═════ Data for this task
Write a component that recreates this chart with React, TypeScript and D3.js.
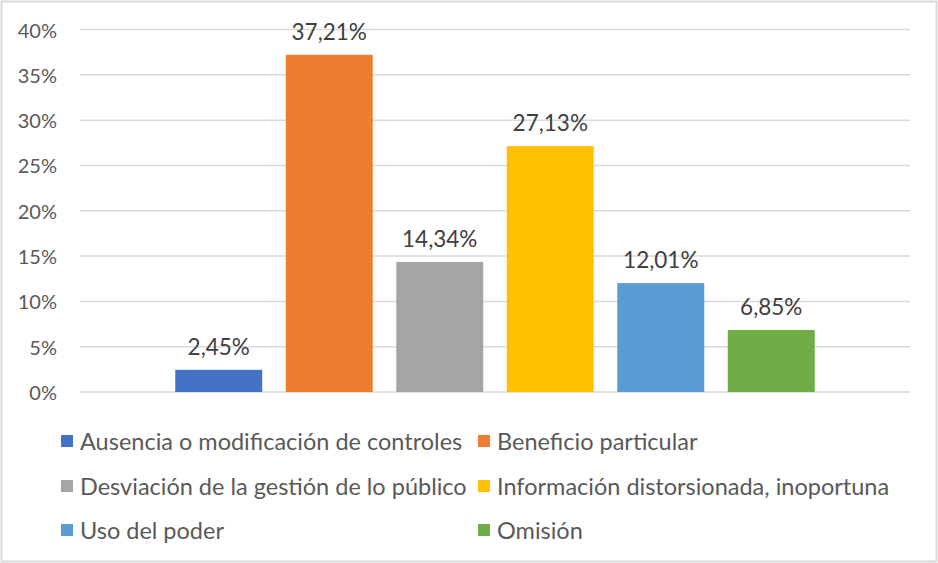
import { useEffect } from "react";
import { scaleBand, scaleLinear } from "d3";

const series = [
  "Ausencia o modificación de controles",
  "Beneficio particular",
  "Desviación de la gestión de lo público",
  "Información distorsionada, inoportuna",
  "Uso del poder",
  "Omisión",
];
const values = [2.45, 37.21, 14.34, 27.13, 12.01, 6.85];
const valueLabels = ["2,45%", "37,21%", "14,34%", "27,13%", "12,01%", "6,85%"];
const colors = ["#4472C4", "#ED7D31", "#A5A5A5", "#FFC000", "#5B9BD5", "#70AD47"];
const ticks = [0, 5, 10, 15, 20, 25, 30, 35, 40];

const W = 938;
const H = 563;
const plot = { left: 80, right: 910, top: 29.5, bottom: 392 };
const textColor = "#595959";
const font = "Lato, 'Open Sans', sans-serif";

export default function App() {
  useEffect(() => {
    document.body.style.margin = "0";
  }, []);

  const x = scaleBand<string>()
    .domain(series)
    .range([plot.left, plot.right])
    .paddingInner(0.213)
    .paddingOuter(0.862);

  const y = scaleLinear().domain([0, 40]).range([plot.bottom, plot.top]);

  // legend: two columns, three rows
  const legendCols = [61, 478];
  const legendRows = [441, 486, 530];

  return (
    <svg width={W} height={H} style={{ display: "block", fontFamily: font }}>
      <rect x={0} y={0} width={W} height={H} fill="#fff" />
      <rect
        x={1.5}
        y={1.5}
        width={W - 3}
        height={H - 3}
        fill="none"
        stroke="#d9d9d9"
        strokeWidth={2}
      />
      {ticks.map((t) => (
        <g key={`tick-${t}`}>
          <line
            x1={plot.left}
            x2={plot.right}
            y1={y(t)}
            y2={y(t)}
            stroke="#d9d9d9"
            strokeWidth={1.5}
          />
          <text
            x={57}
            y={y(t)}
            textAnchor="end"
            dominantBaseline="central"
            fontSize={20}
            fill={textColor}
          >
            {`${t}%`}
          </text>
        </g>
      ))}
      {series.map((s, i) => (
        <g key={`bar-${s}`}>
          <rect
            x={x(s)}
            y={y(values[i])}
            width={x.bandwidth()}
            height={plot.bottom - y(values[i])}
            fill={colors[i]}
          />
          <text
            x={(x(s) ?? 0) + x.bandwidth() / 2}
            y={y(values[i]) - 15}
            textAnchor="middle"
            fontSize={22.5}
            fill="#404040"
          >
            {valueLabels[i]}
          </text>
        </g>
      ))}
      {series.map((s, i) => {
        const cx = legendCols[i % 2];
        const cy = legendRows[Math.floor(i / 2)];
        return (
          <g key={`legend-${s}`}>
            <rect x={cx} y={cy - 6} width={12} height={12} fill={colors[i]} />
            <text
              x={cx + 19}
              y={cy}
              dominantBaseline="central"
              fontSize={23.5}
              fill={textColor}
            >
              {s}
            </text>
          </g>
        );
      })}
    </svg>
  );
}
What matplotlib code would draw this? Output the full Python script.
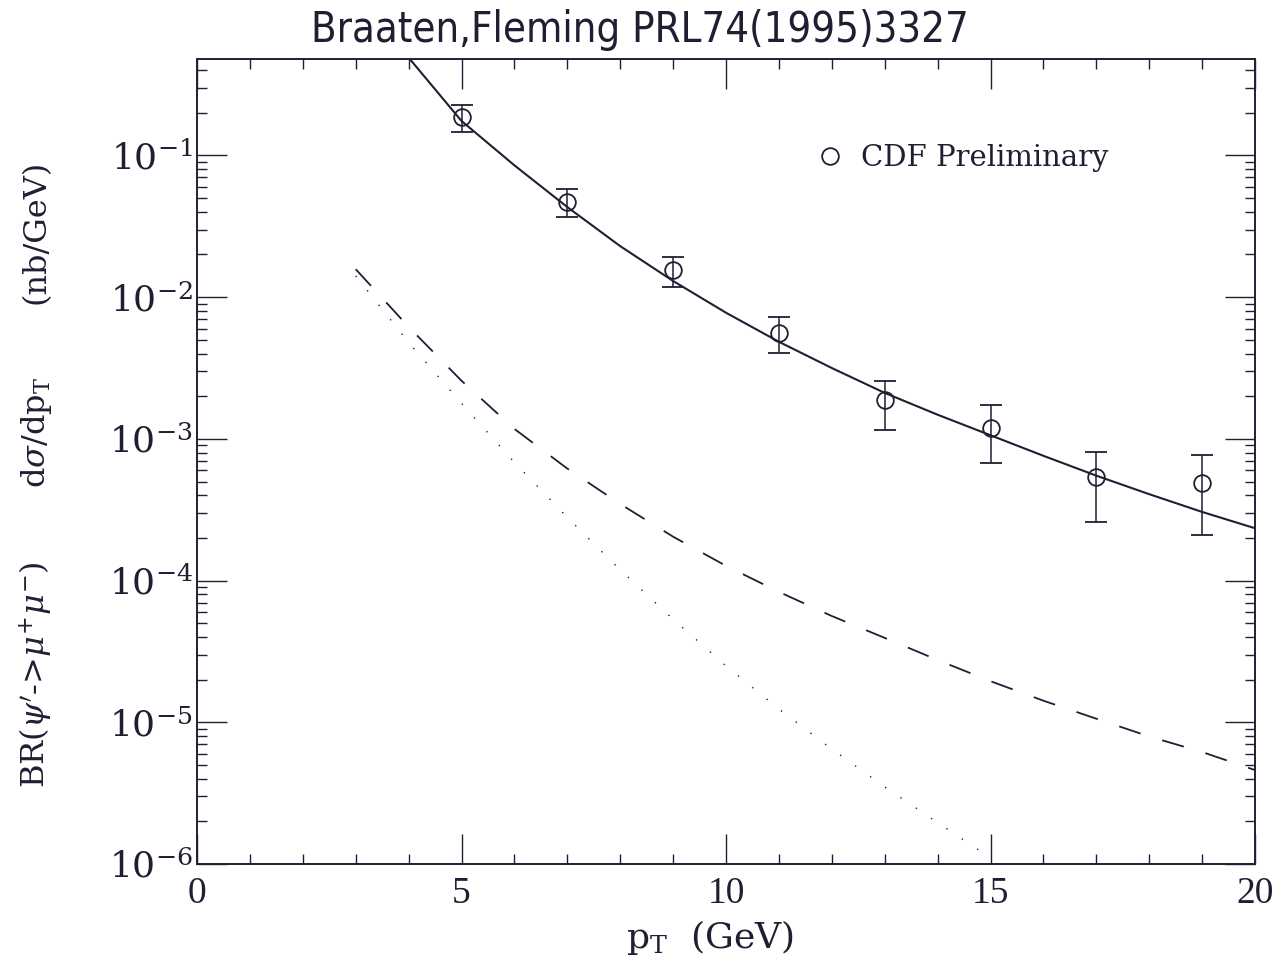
══════════
→ **Required work**:
Restate exactly, please, only the lines between the start of the data and the line containing "const legendRows = [441, 486, 530];", both ends included, skipping the pictures.

→ **Full response**:
Write a component that recreates this chart with React, TypeScript and D3.js.
import { useEffect } from "react";
import { scaleBand, scaleLinear } from "d3";

const series = [
  "Ausencia o modificación de controles",
  "Beneficio particular",
  "Desviación de la gestión de lo público",
  "Información distorsionada, inoportuna",
  "Uso del poder",
  "Omisión",
];
const values = [2.45, 37.21, 14.34, 27.13, 12.01, 6.85];
const valueLabels = ["2,45%", "37,21%", "14,34%", "27,13%", "12,01%", "6,85%"];
const colors = ["#4472C4", "#ED7D31", "#A5A5A5", "#FFC000", "#5B9BD5", "#70AD47"];
const ticks = [0, 5, 10, 15, 20, 25, 30, 35, 40];

const W = 938;
const H = 563;
const plot = { left: 80, right: 910, top: 29.5, bottom: 392 };
const textColor = "#595959";
const font = "Lato, 'Open Sans', sans-serif";

export default function App() {
  useEffect(() => {
    document.body.style.margin = "0";
  }, []);

  const x = scaleBand<string>()
    .domain(series)
    .range([plot.left, plot.right])
    .paddingInner(0.213)
    .paddingOuter(0.862);

  const y = scaleLinear().domain([0, 40]).range([plot.bottom, plot.top]);

  // legend: two columns, three rows
  const legendCols = [61, 478];
  const legendRows = [441, 486, 530];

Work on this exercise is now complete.